THE REQUEST => Begin with the first line and repeat exactly through the line containing "var depthMin = 3, depthMax = 4000;"; leave every image out.

MATERIAL PROVIDED =>
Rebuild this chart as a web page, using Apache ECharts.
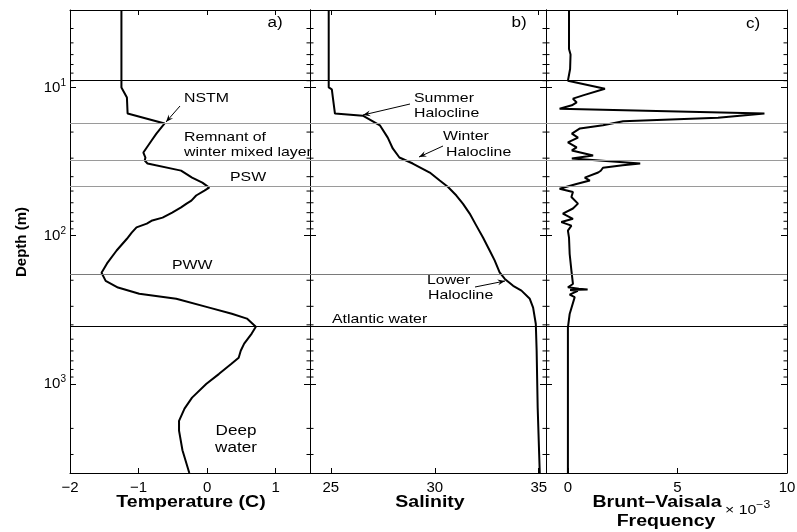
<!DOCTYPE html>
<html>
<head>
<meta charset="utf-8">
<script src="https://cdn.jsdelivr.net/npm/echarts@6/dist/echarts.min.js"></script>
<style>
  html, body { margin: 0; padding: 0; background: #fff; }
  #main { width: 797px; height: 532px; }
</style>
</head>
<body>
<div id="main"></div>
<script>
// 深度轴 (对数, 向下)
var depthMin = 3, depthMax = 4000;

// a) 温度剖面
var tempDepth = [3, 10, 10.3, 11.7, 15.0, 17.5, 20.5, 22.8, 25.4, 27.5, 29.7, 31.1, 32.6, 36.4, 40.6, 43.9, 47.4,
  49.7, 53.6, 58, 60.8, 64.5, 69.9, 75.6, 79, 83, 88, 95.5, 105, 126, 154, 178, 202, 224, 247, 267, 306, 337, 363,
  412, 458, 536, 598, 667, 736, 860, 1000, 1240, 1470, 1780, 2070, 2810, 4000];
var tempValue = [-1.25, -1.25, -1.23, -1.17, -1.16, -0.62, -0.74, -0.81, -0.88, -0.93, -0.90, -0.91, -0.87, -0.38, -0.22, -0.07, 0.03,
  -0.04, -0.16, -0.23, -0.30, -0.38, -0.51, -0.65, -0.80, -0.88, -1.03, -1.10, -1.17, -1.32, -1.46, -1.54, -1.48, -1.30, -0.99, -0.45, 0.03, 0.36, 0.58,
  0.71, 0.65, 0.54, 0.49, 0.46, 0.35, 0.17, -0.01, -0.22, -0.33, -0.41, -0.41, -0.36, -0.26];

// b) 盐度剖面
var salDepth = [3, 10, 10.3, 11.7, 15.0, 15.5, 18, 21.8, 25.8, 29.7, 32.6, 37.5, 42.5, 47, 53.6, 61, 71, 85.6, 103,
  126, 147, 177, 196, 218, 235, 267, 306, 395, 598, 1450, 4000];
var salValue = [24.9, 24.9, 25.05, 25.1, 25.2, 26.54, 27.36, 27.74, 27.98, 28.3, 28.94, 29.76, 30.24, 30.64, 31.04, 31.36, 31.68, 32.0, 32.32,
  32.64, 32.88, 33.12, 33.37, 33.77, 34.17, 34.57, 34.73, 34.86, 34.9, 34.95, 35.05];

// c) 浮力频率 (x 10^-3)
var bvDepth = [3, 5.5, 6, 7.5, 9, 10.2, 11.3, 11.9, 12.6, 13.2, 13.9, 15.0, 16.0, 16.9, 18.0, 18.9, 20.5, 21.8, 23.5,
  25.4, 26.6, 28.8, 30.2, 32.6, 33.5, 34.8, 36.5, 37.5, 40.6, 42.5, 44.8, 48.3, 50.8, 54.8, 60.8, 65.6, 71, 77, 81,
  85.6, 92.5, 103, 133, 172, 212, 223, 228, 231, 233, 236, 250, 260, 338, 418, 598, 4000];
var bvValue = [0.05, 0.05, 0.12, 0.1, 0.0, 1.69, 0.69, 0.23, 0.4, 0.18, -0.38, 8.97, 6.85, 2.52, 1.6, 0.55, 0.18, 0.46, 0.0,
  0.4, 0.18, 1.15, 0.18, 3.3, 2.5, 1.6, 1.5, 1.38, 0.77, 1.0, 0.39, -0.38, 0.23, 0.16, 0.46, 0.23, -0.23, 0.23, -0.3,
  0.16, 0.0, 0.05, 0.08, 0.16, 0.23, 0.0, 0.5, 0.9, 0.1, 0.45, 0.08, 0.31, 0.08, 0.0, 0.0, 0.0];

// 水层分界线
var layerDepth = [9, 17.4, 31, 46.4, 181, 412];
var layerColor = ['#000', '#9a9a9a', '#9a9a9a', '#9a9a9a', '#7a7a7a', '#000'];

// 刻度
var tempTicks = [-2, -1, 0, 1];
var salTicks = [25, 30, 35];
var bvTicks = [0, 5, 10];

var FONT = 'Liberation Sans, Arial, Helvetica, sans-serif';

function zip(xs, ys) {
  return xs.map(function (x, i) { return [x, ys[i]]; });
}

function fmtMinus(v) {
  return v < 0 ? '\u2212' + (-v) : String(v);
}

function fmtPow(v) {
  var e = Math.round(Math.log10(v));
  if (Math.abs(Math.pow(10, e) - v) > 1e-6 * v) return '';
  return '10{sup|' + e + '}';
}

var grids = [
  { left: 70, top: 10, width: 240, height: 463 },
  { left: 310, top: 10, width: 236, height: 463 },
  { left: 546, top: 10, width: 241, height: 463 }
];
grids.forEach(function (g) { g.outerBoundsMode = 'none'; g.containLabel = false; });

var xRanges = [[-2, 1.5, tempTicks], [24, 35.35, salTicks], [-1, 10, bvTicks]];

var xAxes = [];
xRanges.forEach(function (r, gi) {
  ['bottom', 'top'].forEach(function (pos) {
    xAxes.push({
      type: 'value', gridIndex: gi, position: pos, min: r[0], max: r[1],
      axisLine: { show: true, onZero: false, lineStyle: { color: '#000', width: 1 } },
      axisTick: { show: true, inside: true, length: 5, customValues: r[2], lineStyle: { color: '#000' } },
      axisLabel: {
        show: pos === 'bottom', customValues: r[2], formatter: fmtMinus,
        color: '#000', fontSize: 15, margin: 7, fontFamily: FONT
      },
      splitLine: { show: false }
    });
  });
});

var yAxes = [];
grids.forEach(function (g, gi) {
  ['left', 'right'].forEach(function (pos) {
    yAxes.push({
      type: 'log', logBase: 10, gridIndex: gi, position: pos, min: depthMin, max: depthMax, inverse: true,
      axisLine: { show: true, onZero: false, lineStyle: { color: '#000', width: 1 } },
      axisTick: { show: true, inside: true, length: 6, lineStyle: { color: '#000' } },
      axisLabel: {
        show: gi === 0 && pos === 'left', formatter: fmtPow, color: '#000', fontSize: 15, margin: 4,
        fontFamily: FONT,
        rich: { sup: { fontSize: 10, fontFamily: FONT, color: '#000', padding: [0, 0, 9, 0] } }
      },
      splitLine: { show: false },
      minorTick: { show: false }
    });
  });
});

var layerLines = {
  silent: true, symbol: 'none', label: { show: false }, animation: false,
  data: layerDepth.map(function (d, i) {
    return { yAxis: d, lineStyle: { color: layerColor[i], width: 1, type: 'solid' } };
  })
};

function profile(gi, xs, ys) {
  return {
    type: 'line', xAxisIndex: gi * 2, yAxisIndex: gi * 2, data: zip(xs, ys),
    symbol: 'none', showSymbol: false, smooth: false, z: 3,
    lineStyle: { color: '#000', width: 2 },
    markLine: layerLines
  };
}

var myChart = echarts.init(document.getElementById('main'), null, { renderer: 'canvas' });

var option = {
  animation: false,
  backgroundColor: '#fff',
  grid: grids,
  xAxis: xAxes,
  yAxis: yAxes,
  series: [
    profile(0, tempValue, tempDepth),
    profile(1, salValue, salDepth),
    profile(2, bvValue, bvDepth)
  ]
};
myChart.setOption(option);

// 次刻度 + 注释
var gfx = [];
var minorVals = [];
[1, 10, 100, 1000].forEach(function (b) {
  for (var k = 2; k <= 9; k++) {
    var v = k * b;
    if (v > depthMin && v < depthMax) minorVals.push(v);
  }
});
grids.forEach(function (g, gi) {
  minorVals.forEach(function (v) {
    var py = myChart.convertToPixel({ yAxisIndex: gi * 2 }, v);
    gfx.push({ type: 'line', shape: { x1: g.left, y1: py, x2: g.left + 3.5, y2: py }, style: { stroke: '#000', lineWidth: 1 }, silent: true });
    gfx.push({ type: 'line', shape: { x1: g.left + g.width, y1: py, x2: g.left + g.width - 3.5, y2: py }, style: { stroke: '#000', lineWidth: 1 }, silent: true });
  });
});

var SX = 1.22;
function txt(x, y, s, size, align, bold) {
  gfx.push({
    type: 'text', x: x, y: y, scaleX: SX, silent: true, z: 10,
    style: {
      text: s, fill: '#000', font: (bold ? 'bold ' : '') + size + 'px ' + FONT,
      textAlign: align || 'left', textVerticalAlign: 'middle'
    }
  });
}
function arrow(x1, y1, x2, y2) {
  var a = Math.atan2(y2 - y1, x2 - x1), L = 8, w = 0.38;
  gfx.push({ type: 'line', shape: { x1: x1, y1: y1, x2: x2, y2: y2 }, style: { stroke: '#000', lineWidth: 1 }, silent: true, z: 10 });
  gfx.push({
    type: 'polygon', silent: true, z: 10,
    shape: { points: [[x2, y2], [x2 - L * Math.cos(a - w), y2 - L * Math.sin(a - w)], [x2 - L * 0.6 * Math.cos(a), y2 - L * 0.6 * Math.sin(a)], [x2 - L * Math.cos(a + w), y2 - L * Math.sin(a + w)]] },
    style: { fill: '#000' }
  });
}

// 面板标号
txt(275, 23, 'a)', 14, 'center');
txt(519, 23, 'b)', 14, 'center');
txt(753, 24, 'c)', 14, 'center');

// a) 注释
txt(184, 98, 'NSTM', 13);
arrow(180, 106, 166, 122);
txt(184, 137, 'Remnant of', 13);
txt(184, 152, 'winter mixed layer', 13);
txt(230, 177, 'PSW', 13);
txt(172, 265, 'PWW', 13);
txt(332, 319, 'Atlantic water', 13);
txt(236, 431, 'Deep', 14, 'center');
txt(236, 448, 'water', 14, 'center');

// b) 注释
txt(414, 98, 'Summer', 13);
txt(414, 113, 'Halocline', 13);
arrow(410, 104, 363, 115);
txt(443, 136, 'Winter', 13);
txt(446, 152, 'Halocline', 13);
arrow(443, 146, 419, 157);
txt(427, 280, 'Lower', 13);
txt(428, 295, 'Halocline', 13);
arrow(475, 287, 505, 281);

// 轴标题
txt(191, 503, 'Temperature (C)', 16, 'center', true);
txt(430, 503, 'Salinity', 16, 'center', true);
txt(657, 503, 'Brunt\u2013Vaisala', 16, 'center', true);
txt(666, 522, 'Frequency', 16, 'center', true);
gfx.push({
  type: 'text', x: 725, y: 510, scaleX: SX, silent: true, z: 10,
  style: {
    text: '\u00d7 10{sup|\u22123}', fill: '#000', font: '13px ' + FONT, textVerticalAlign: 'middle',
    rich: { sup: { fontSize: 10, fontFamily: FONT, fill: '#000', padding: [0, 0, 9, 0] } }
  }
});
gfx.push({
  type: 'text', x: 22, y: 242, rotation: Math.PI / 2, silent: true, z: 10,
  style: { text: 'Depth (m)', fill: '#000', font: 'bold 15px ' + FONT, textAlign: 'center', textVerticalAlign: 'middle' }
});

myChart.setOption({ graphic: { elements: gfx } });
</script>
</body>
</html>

RESULT OF THE EXERCISE =>
Rebuild this chart as a web page, using Apache ECharts.
<!DOCTYPE html>
<html>
<head>
<meta charset="utf-8">
<script src="https://cdn.jsdelivr.net/npm/echarts@6/dist/echarts.min.js"></script>
<style>
  html, body { margin: 0; padding: 0; background: #fff; }
  #main { width: 797px; height: 532px; }
</style>
</head>
<body>
<div id="main"></div>
<script>
// 深度轴 (对数, 向下)
var depthMin = 3, depthMax = 4000;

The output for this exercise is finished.